Roman Catholic Parish church in Rabat, Malta

The Basilica of St Paul is a Roman Catholic Parish church located in Rabat, Malta.

==History==
The church is built on the edge of the site of the Roman city Melite, which included all of Mdina and a large part of present-day Rabat. There were numerous churches built on the site of the present church which dates from the 17th century. In 1336 bishop Hilarius refers to the church as ecclesia Sancti Pauli de crypta, and also mentions the cemetery and the Roman ditch.

The present church was built to replace a church which was completed in 1578. The new church was built with funds provided by the noble woman Guzmana Navarra on plans prepared by Francesco Buonamici. Commenced in 1653, the church building was completed by Lorenzo Gafà in 1683. Annexed with the church of St Paul is a smaller church dedicated to St Publius which was rebuilt in 1692 and again in 1726 by Salvu Borg. The church was elevated to a Minor Basilica in 2020.

==The grotto==
Entrance to the grotto is through the church of St Publius, linked to the Wignacourt Museum. The church is listed on the National Inventory of the Cultural Property of the Maltese Islands.

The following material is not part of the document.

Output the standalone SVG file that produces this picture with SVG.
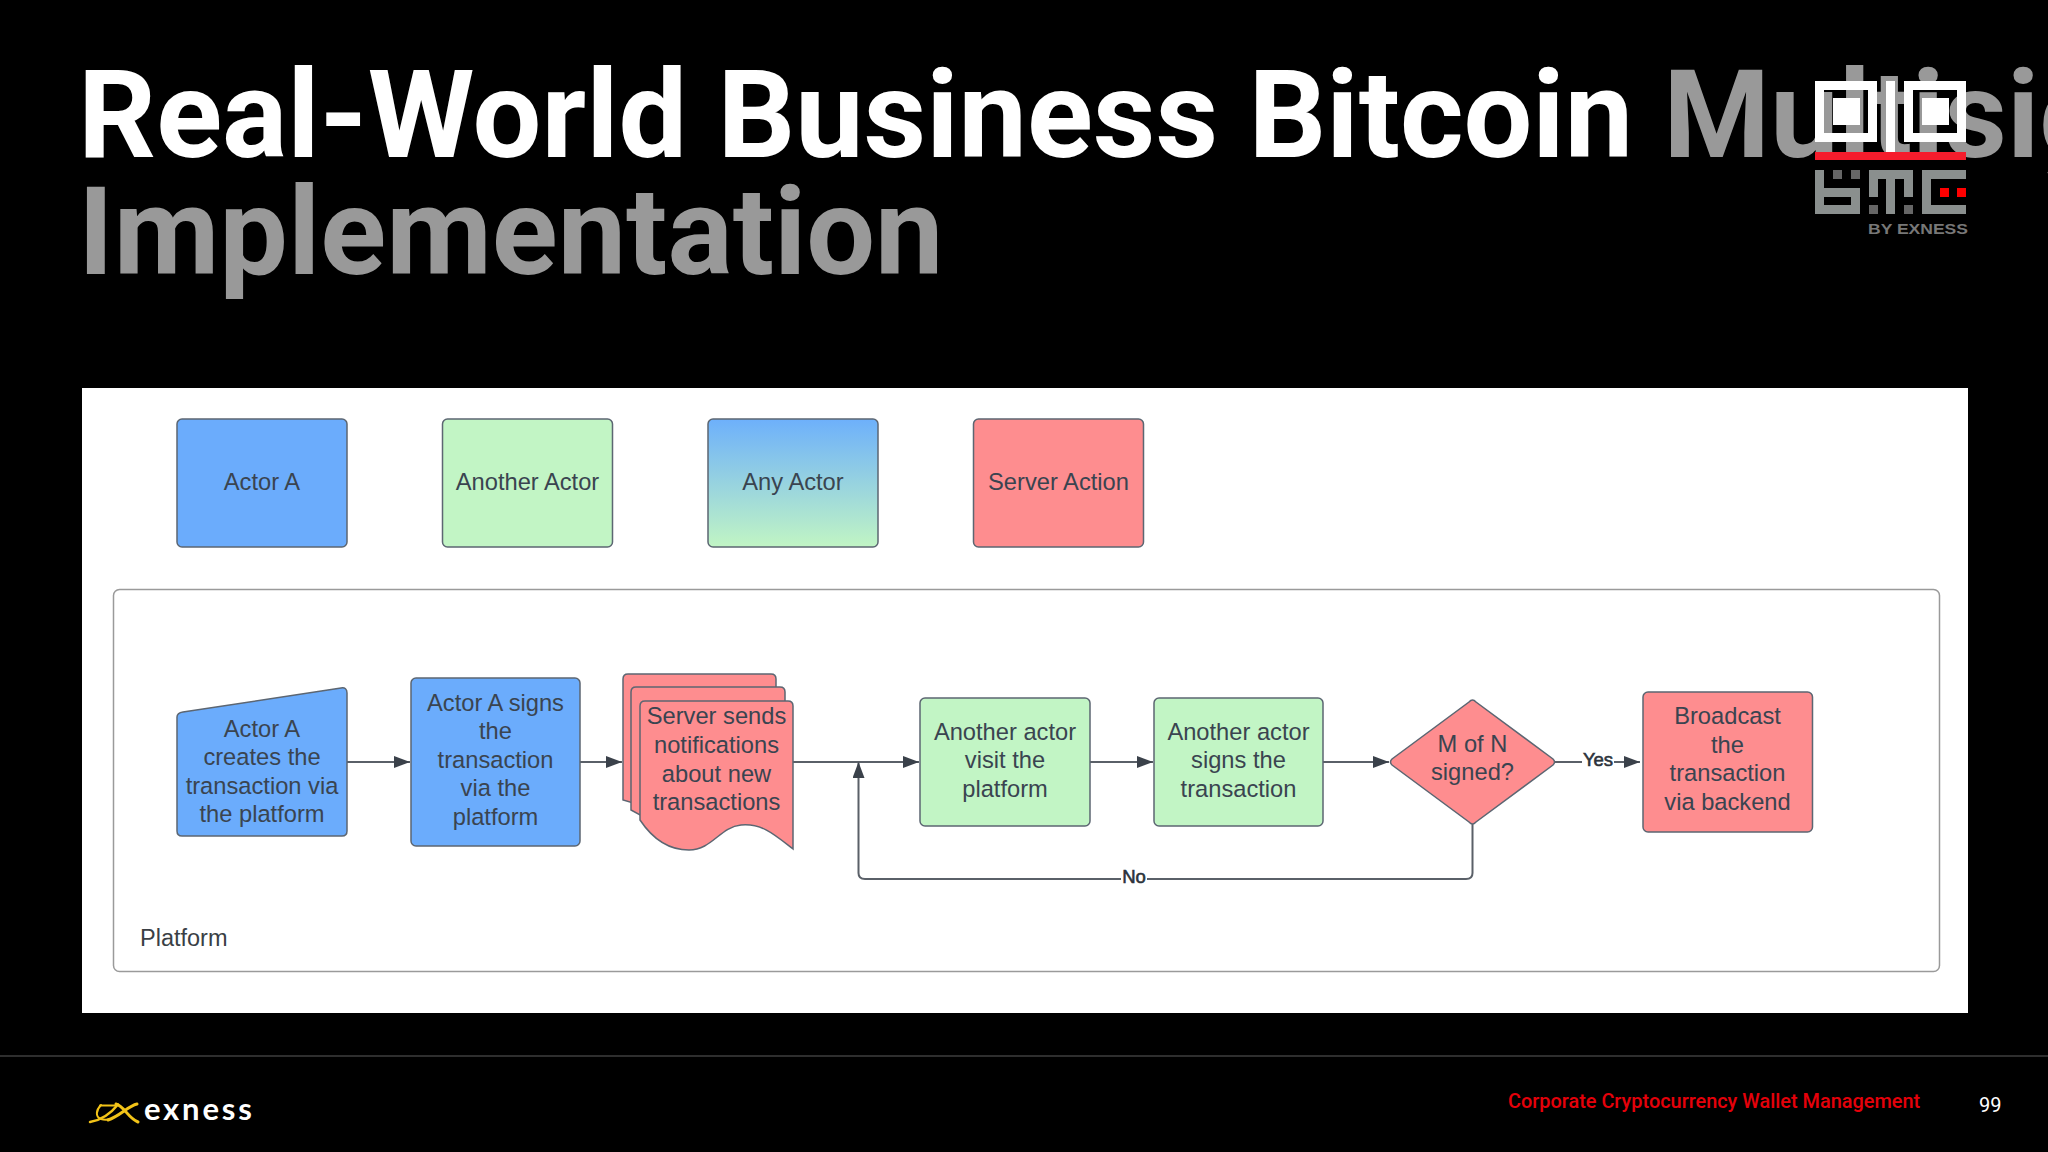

The grotto is the place where according to tradition St Paul lived and preached during his three months stay in Malta in 60 A.D. In 1748 Grand Master Pinto donated a statue of St Paul for the grotto. The grotto was visited by various Popes, Pope John Paul II in 1990 and 2001 and Pope Benedict XVI in 2010. It was visited the third time by Pope Francis during his apostolic journey to the Maltese islands on 2 April 2022.